What is expected: Going through the material below, please gather all lines with the word "matplotlib" in them.

+++ Collected data +++

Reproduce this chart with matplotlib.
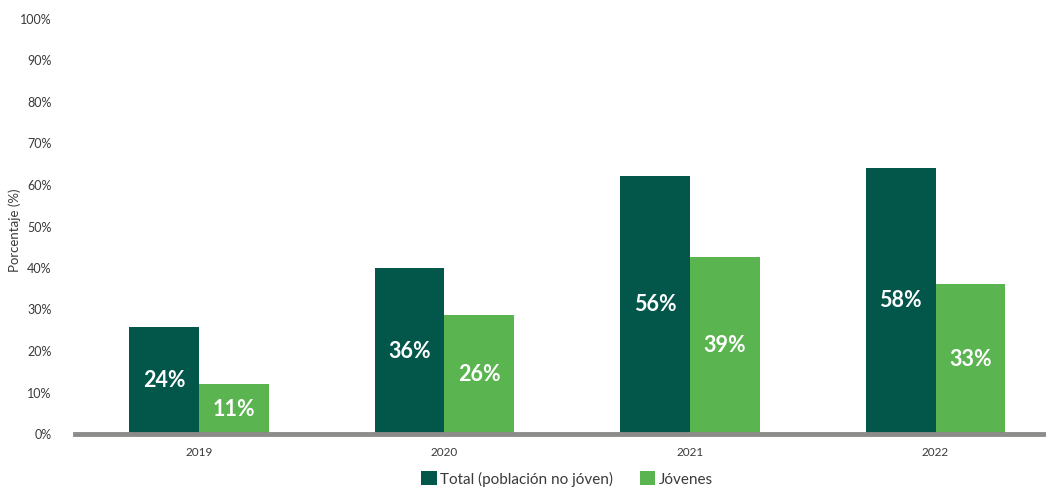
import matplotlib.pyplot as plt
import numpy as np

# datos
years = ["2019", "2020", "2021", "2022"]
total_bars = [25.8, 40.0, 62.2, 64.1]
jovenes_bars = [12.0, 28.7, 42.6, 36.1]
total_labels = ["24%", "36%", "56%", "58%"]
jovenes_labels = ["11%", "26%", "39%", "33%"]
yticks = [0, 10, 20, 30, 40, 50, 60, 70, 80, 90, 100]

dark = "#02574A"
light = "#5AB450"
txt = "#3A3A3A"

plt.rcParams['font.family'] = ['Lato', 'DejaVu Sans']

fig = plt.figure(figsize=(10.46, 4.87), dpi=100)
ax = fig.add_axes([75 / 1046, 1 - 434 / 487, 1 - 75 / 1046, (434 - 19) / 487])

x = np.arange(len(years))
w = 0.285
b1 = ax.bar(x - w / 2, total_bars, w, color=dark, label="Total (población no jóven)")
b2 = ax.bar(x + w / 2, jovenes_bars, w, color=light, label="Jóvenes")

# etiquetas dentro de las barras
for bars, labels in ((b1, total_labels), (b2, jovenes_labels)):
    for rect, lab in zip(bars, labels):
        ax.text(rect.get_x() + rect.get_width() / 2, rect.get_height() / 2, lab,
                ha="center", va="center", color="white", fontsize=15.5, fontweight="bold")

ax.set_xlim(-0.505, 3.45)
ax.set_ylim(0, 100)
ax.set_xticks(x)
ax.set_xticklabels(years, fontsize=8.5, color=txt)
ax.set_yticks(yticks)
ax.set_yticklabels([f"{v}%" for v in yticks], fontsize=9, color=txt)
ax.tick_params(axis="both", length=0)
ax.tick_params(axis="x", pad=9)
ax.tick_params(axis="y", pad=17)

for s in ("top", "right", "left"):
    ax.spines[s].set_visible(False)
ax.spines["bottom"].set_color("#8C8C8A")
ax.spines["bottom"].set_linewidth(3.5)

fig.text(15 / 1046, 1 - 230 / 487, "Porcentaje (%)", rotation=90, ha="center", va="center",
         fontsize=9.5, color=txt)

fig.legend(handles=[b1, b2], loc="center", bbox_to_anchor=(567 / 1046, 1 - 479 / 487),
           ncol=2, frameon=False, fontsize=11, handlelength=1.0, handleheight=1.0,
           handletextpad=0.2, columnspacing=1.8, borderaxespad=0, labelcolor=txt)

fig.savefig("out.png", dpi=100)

+++

Written answer:
Reproduce this chart with matplotlib.
import matplotlib.pyplot as plt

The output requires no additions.